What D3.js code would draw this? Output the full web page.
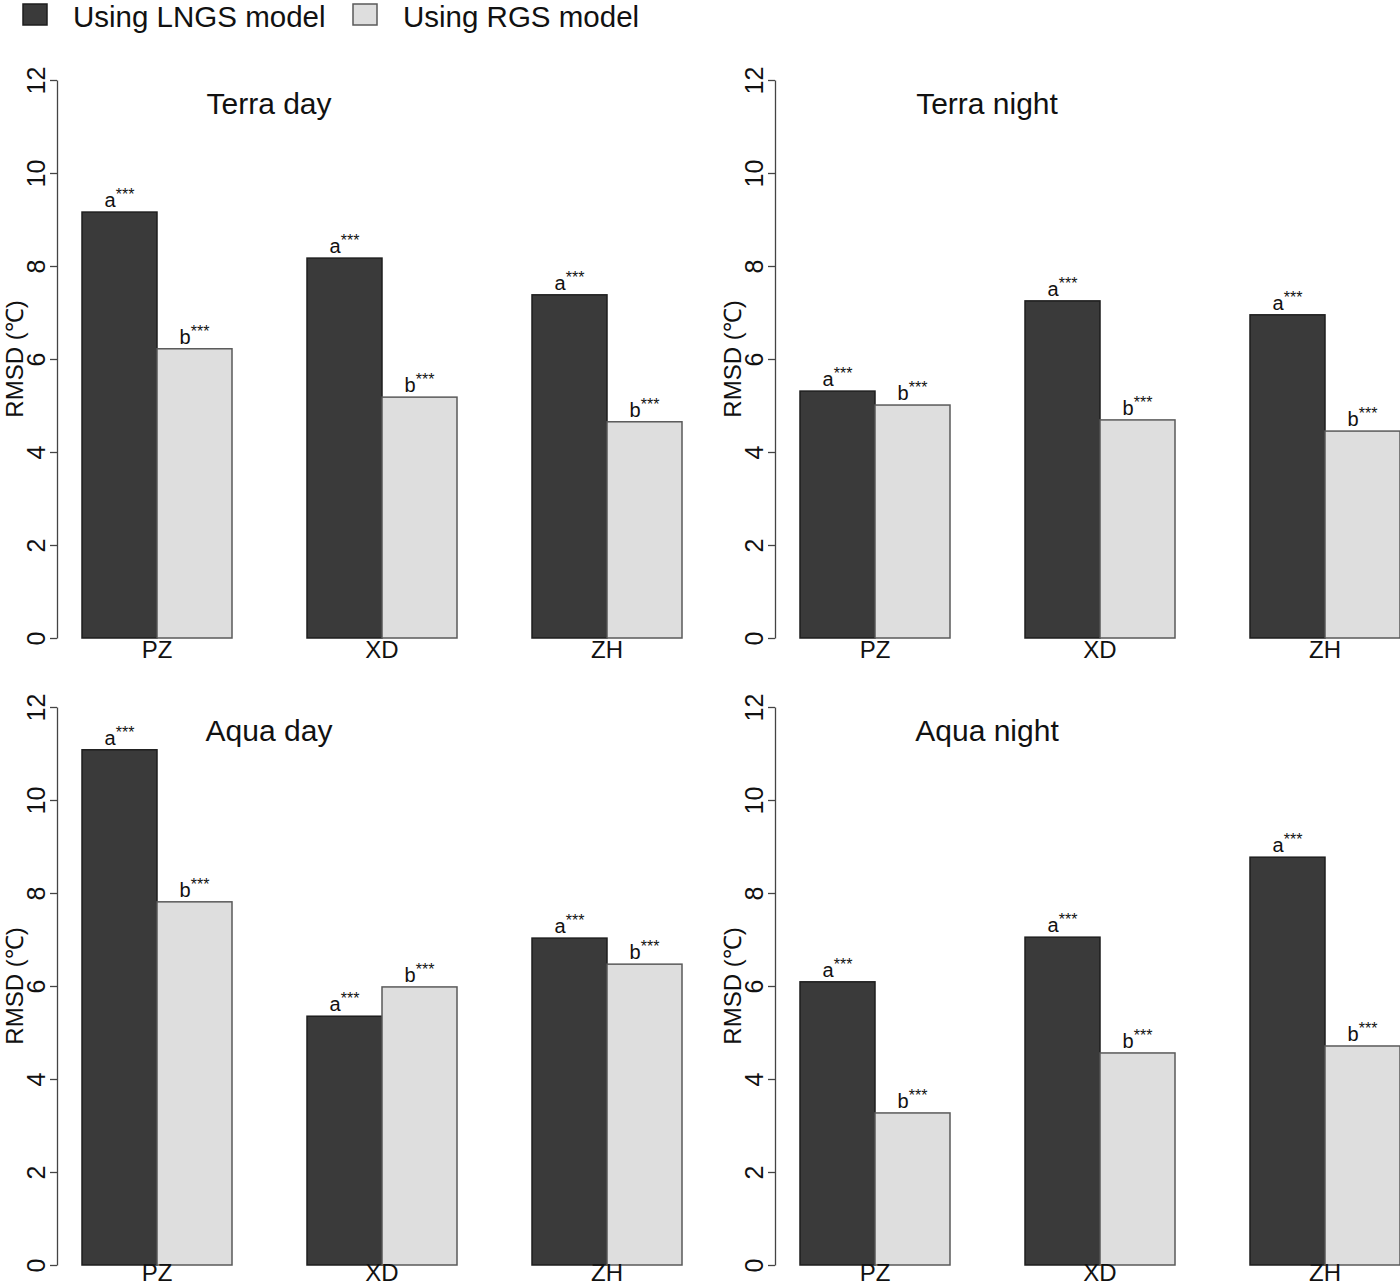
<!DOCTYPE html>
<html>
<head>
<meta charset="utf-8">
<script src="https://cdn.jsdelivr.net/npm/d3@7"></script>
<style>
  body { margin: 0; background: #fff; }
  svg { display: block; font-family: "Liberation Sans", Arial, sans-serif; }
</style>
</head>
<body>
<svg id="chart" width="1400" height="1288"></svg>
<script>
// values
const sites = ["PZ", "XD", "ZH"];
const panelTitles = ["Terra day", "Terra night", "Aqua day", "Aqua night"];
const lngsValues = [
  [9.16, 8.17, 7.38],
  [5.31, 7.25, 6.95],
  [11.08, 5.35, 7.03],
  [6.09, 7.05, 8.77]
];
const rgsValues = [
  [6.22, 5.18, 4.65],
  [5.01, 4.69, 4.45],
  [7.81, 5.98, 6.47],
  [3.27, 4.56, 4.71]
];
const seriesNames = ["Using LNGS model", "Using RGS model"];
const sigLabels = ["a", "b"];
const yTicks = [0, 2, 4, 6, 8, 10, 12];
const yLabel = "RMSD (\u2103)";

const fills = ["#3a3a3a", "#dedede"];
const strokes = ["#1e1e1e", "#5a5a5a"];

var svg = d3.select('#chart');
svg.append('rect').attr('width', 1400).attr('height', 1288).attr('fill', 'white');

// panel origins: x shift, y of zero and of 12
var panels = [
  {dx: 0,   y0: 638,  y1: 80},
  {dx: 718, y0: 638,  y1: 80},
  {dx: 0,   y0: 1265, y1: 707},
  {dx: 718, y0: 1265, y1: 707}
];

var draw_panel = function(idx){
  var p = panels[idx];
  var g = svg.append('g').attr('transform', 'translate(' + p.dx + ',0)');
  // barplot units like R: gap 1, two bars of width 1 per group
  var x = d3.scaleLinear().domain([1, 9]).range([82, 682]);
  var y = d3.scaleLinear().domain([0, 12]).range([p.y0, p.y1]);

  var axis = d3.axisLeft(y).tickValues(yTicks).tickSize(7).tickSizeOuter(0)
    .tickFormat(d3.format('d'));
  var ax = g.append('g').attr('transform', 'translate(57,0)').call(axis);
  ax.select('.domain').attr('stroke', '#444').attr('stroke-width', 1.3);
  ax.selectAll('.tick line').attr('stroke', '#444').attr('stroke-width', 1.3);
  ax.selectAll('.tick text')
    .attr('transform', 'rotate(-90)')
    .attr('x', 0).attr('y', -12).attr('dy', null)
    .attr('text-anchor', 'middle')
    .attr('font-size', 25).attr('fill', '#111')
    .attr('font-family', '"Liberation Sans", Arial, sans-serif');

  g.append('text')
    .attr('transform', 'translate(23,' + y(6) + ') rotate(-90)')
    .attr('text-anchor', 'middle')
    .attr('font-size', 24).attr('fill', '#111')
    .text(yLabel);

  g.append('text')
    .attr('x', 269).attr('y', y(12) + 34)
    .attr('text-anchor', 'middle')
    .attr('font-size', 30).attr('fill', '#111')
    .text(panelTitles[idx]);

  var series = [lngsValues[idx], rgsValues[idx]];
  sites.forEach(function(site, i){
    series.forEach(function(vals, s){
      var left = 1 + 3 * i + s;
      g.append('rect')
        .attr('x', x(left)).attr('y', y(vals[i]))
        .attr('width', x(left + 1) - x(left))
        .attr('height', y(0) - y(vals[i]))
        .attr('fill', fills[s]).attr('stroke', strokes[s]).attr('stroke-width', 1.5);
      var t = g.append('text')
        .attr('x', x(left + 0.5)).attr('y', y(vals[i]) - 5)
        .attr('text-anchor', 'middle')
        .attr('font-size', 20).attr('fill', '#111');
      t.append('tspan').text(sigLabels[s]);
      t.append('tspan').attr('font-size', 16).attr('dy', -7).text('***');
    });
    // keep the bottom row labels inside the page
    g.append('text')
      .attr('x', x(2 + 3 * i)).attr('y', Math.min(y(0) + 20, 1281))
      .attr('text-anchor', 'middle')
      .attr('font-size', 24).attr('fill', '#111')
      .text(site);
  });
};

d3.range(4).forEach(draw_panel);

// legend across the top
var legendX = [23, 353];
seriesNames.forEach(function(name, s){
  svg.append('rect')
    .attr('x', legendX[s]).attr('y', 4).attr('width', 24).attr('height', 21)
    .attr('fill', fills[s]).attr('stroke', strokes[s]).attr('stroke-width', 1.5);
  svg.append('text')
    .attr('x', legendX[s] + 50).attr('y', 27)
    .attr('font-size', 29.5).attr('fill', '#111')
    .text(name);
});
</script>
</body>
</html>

···

◆ STATED TASK: Repeat the listing above exactly, with no pictures.

◆ SOLUTION TO THIS PROBLEM:
What D3.js code would draw this? Output the full web page.
<!DOCTYPE html>
<html>
<head>
<meta charset="utf-8">
<script src="https://cdn.jsdelivr.net/npm/d3@7"></script>
<style>
  body { margin: 0; background: #fff; }
  svg { display: block; font-family: "Liberation Sans", Arial, sans-serif; }
</style>
</head>
<body>
<svg id="chart" width="1400" height="1288"></svg>
<script>
// values
const sites = ["PZ", "XD", "ZH"];
const panelTitles = ["Terra day", "Terra night", "Aqua day", "Aqua night"];
const lngsValues = [
  [9.16, 8.17, 7.38],
  [5.31, 7.25, 6.95],
  [11.08, 5.35, 7.03],
  [6.09, 7.05, 8.77]
];
const rgsValues = [
  [6.22, 5.18, 4.65],
  [5.01, 4.69, 4.45],
  [7.81, 5.98, 6.47],
  [3.27, 4.56, 4.71]
];
const seriesNames = ["Using LNGS model", "Using RGS model"];
const sigLabels = ["a", "b"];
const yTicks = [0, 2, 4, 6, 8, 10, 12];
const yLabel = "RMSD (\u2103)";

const fills = ["#3a3a3a", "#dedede"];
const strokes = ["#1e1e1e", "#5a5a5a"];

var svg = d3.select('#chart');
svg.append('rect').attr('width', 1400).attr('height', 1288).attr('fill', 'white');

// panel origins: x shift, y of zero and of 12
var panels = [
  {dx: 0,   y0: 638,  y1: 80},
  {dx: 718, y0: 638,  y1: 80},
  {dx: 0,   y0: 1265, y1: 707},
  {dx: 718, y0: 1265, y1: 707}
];

var draw_panel = function(idx){
  var p = panels[idx];
  var g = svg.append('g').attr('transform', 'translate(' + p.dx + ',0)');
  // barplot units like R: gap 1, two bars of width 1 per group
  var x = d3.scaleLinear().domain([1, 9]).range([82, 682]);
  var y = d3.scaleLinear().domain([0, 12]).range([p.y0, p.y1]);

  var axis = d3.axisLeft(y).tickValues(yTicks).tickSize(7).tickSizeOuter(0)
    .tickFormat(d3.format('d'));
  var ax = g.append('g').attr('transform', 'translate(57,0)').call(axis);
  ax.select('.domain').attr('stroke', '#444').attr('stroke-width', 1.3);
  ax.selectAll('.tick line').attr('stroke', '#444').attr('stroke-width', 1.3);
  ax.selectAll('.tick text')
    .attr('transform', 'rotate(-90)')
    .attr('x', 0).attr('y', -12).attr('dy', null)
    .attr('text-anchor', 'middle')
    .attr('font-size', 25).attr('fill', '#111')
    .attr('font-family', '"Liberation Sans", Arial, sans-serif');

  g.append('text')
    .attr('transform', 'translate(23,' + y(6) + ') rotate(-90)')
    .attr('text-anchor', 'middle')
    .attr('font-size', 24).attr('fill', '#111')
    .text(yLabel);

  g.append('text')
    .attr('x', 269).attr('y', y(12) + 34)
    .attr('text-anchor', 'middle')
    .attr('font-size', 30).attr('fill', '#111')
    .text(panelTitles[idx]);

  var series = [lngsValues[idx], rgsValues[idx]];
  sites.forEach(function(site, i){
    series.forEach(function(vals, s){
      var left = 1 + 3 * i + s;
      g.append('rect')
        .attr('x', x(left)).attr('y', y(vals[i]))
        .attr('width', x(left + 1) - x(left))
        .attr('height', y(0) - y(vals[i]))
        .attr('fill', fills[s]).attr('stroke', strokes[s]).attr('stroke-width', 1.5);
      var t = g.append('text')
        .attr('x', x(left + 0.5)).attr('y', y(vals[i]) - 5)
        .attr('text-anchor', 'middle')
        .attr('font-size', 20).attr('fill', '#111');
      t.append('tspan').text(sigLabels[s]);
      t.append('tspan').attr('font-size', 16).attr('dy', -7).text('***');
    });
    // keep the bottom row labels inside the page
    g.append('text')
      .attr('x', x(2 + 3 * i)).attr('y', Math.min(y(0) + 20, 1281))
      .attr('text-anchor', 'middle')
      .attr('font-size', 24).attr('fill', '#111')
      .text(site);
  });
};

d3.range(4).forEach(draw_panel);

// legend across the top
var legendX = [23, 353];
seriesNames.forEach(function(name, s){
  svg.append('rect')
    .attr('x', legendX[s]).attr('y', 4).attr('width', 24).attr('height', 21)
    .attr('fill', fills[s]).attr('stroke', strokes[s]).attr('stroke-width', 1.5);
  svg.append('text')
    .attr('x', legendX[s] + 50).attr('y', 27)
    .attr('font-size', 29.5).attr('fill', '#111')
    .text(name);
});
</script>
</body>
</html>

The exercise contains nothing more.